Available data:
————————
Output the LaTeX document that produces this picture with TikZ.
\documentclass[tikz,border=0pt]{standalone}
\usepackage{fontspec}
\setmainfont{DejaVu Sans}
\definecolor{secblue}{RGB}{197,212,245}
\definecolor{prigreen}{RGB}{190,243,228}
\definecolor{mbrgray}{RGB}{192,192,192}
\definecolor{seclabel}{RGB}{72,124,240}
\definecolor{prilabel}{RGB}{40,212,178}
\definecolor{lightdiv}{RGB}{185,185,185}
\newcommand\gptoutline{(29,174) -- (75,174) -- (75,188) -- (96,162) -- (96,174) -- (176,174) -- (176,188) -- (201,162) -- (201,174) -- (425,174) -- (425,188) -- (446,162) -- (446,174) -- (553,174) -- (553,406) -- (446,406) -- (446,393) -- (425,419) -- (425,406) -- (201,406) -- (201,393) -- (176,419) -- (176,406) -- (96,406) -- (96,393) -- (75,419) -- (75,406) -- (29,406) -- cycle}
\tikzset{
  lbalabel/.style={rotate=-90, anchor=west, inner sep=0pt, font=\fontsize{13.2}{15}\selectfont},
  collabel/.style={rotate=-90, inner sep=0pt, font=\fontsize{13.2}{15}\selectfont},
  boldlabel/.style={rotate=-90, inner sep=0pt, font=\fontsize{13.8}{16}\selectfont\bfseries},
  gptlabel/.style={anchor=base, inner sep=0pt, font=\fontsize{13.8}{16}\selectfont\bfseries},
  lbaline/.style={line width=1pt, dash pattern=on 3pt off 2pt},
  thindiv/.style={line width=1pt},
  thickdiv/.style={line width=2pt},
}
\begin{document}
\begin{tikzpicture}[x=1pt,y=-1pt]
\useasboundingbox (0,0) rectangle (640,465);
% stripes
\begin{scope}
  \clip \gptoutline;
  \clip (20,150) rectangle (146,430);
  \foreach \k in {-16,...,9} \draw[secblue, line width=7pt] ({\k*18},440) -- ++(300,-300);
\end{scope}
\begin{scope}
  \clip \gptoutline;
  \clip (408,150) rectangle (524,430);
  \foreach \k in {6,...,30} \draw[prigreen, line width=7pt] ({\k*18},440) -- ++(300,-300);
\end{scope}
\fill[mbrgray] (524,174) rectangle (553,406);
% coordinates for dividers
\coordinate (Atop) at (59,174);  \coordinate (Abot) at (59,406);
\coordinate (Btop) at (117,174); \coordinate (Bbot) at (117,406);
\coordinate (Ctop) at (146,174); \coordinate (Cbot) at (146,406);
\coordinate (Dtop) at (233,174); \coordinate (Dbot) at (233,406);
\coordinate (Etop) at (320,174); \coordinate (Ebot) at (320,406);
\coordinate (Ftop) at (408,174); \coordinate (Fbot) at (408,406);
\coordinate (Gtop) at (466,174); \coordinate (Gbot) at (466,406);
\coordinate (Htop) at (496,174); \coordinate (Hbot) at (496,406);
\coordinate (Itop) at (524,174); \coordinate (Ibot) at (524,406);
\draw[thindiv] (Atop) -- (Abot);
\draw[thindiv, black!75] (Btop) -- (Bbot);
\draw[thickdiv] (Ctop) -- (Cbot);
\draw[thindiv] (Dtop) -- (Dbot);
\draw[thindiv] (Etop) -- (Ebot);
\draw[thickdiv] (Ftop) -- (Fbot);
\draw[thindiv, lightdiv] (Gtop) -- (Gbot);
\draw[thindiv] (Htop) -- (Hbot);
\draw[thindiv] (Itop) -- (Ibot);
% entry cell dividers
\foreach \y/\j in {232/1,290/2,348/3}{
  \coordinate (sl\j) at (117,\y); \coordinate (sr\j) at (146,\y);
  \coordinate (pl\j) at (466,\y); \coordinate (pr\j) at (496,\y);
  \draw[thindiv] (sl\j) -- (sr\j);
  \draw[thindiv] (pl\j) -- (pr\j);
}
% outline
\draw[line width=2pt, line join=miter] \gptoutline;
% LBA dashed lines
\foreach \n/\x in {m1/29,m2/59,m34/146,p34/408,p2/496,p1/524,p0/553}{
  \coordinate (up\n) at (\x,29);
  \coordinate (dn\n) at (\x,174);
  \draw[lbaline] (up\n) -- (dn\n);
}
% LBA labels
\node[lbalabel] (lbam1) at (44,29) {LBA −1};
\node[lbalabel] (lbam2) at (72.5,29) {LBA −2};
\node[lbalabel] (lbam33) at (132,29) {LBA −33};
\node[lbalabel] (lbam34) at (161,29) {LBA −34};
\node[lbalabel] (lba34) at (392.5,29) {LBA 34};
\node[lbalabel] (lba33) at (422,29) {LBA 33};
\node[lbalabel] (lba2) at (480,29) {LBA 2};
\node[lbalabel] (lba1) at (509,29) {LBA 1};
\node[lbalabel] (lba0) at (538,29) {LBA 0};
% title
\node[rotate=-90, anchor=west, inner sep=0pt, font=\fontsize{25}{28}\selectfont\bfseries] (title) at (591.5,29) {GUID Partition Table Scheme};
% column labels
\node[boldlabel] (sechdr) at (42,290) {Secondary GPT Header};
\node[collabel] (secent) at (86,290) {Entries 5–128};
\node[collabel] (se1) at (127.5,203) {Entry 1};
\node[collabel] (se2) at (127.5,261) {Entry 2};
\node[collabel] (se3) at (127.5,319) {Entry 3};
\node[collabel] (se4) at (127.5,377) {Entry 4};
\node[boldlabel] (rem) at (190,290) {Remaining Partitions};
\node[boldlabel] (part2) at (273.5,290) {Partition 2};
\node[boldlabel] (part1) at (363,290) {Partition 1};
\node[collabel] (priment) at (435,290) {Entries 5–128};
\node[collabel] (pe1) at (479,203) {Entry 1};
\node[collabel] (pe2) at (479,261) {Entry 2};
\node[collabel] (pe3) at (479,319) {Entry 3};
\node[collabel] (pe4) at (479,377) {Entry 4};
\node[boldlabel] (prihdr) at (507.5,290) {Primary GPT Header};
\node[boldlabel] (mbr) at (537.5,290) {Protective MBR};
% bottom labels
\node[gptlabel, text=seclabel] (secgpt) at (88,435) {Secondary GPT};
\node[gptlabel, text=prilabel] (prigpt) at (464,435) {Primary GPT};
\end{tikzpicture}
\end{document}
————————
Exercise goal: Copy out the whole listing exactly.

Answer for this exercise:
Output the LaTeX document that produces this picture with TikZ.
\documentclass[tikz,border=0pt]{standalone}
\usepackage{fontspec}
\setmainfont{DejaVu Sans}
\definecolor{secblue}{RGB}{197,212,245}
\definecolor{prigreen}{RGB}{190,243,228}
\definecolor{mbrgray}{RGB}{192,192,192}
\definecolor{seclabel}{RGB}{72,124,240}
\definecolor{prilabel}{RGB}{40,212,178}
\definecolor{lightdiv}{RGB}{185,185,185}
\newcommand\gptoutline{(29,174) -- (75,174) -- (75,188) -- (96,162) -- (96,174) -- (176,174) -- (176,188) -- (201,162) -- (201,174) -- (425,174) -- (425,188) -- (446,162) -- (446,174) -- (553,174) -- (553,406) -- (446,406) -- (446,393) -- (425,419) -- (425,406) -- (201,406) -- (201,393) -- (176,419) -- (176,406) -- (96,406) -- (96,393) -- (75,419) -- (75,406) -- (29,406) -- cycle}
\tikzset{
  lbalabel/.style={rotate=-90, anchor=west, inner sep=0pt, font=\fontsize{13.2}{15}\selectfont},
  collabel/.style={rotate=-90, inner sep=0pt, font=\fontsize{13.2}{15}\selectfont},
  boldlabel/.style={rotate=-90, inner sep=0pt, font=\fontsize{13.8}{16}\selectfont\bfseries},
  gptlabel/.style={anchor=base, inner sep=0pt, font=\fontsize{13.8}{16}\selectfont\bfseries},
  lbaline/.style={line width=1pt, dash pattern=on 3pt off 2pt},
  thindiv/.style={line width=1pt},
  thickdiv/.style={line width=2pt},
}
\begin{document}
\begin{tikzpicture}[x=1pt,y=-1pt]
\useasboundingbox (0,0) rectangle (640,465);
% stripes
\begin{scope}
  \clip \gptoutline;
  \clip (20,150) rectangle (146,430);
  \foreach \k in {-16,...,9} \draw[secblue, line width=7pt] ({\k*18},440) -- ++(300,-300);
\end{scope}
\begin{scope}
  \clip \gptoutline;
  \clip (408,150) rectangle (524,430);
  \foreach \k in {6,...,30} \draw[prigreen, line width=7pt] ({\k*18},440) -- ++(300,-300);
\end{scope}
\fill[mbrgray] (524,174) rectangle (553,406);
% coordinates for dividers
\coordinate (Atop) at (59,174);  \coordinate (Abot) at (59,406);
\coordinate (Btop) at (117,174); \coordinate (Bbot) at (117,406);
\coordinate (Ctop) at (146,174); \coordinate (Cbot) at (146,406);
\coordinate (Dtop) at (233,174); \coordinate (Dbot) at (233,406);
\coordinate (Etop) at (320,174); \coordinate (Ebot) at (320,406);
\coordinate (Ftop) at (408,174); \coordinate (Fbot) at (408,406);
\coordinate (Gtop) at (466,174); \coordinate (Gbot) at (466,406);
\coordinate (Htop) at (496,174); \coordinate (Hbot) at (496,406);
\coordinate (Itop) at (524,174); \coordinate (Ibot) at (524,406);
\draw[thindiv] (Atop) -- (Abot);
\draw[thindiv, black!75] (Btop) -- (Bbot);
\draw[thickdiv] (Ctop) -- (Cbot);
\draw[thindiv] (Dtop) -- (Dbot);
\draw[thindiv] (Etop) -- (Ebot);
\draw[thickdiv] (Ftop) -- (Fbot);
\draw[thindiv, lightdiv] (Gtop) -- (Gbot);
\draw[thindiv] (Htop) -- (Hbot);
\draw[thindiv] (Itop) -- (Ibot);
% entry cell dividers
\foreach \y/\j in {232/1,290/2,348/3}{
  \coordinate (sl\j) at (117,\y); \coordinate (sr\j) at (146,\y);
  \coordinate (pl\j) at (466,\y); \coordinate (pr\j) at (496,\y);
  \draw[thindiv] (sl\j) -- (sr\j);
  \draw[thindiv] (pl\j) -- (pr\j);
}
% outline
\draw[line width=2pt, line join=miter] \gptoutline;
% LBA dashed lines
\foreach \n/\x in {m1/29,m2/59,m34/146,p34/408,p2/496,p1/524,p0/553}{
  \coordinate (up\n) at (\x,29);
  \coordinate (dn\n) at (\x,174);
  \draw[lbaline] (up\n) -- (dn\n);
}
% LBA labels
\node[lbalabel] (lbam1) at (44,29) {LBA −1};
\node[lbalabel] (lbam2) at (72.5,29) {LBA −2};
\node[lbalabel] (lbam33) at (132,29) {LBA −33};
\node[lbalabel] (lbam34) at (161,29) {LBA −34};
\node[lbalabel] (lba34) at (392.5,29) {LBA 34};
\node[lbalabel] (lba33) at (422,29) {LBA 33};
\node[lbalabel] (lba2) at (480,29) {LBA 2};
\node[lbalabel] (lba1) at (509,29) {LBA 1};
\node[lbalabel] (lba0) at (538,29) {LBA 0};
% title
\node[rotate=-90, anchor=west, inner sep=0pt, font=\fontsize{25}{28}\selectfont\bfseries] (title) at (591.5,29) {GUID Partition Table Scheme};
% column labels
\node[boldlabel] (sechdr) at (42,290) {Secondary GPT Header};
\node[collabel] (secent) at (86,290) {Entries 5–128};
\node[collabel] (se1) at (127.5,203) {Entry 1};
\node[collabel] (se2) at (127.5,261) {Entry 2};
\node[collabel] (se3) at (127.5,319) {Entry 3};
\node[collabel] (se4) at (127.5,377) {Entry 4};
\node[boldlabel] (rem) at (190,290) {Remaining Partitions};
\node[boldlabel] (part2) at (273.5,290) {Partition 2};
\node[boldlabel] (part1) at (363,290) {Partition 1};
\node[collabel] (priment) at (435,290) {Entries 5–128};
\node[collabel] (pe1) at (479,203) {Entry 1};
\node[collabel] (pe2) at (479,261) {Entry 2};
\node[collabel] (pe3) at (479,319) {Entry 3};
\node[collabel] (pe4) at (479,377) {Entry 4};
\node[boldlabel] (prihdr) at (507.5,290) {Primary GPT Header};
\node[boldlabel] (mbr) at (537.5,290) {Protective MBR};
% bottom labels
\node[gptlabel, text=seclabel] (secgpt) at (88,435) {Secondary GPT};
\node[gptlabel, text=prilabel] (prigpt) at (464,435) {Primary GPT};
\end{tikzpicture}
\end{document}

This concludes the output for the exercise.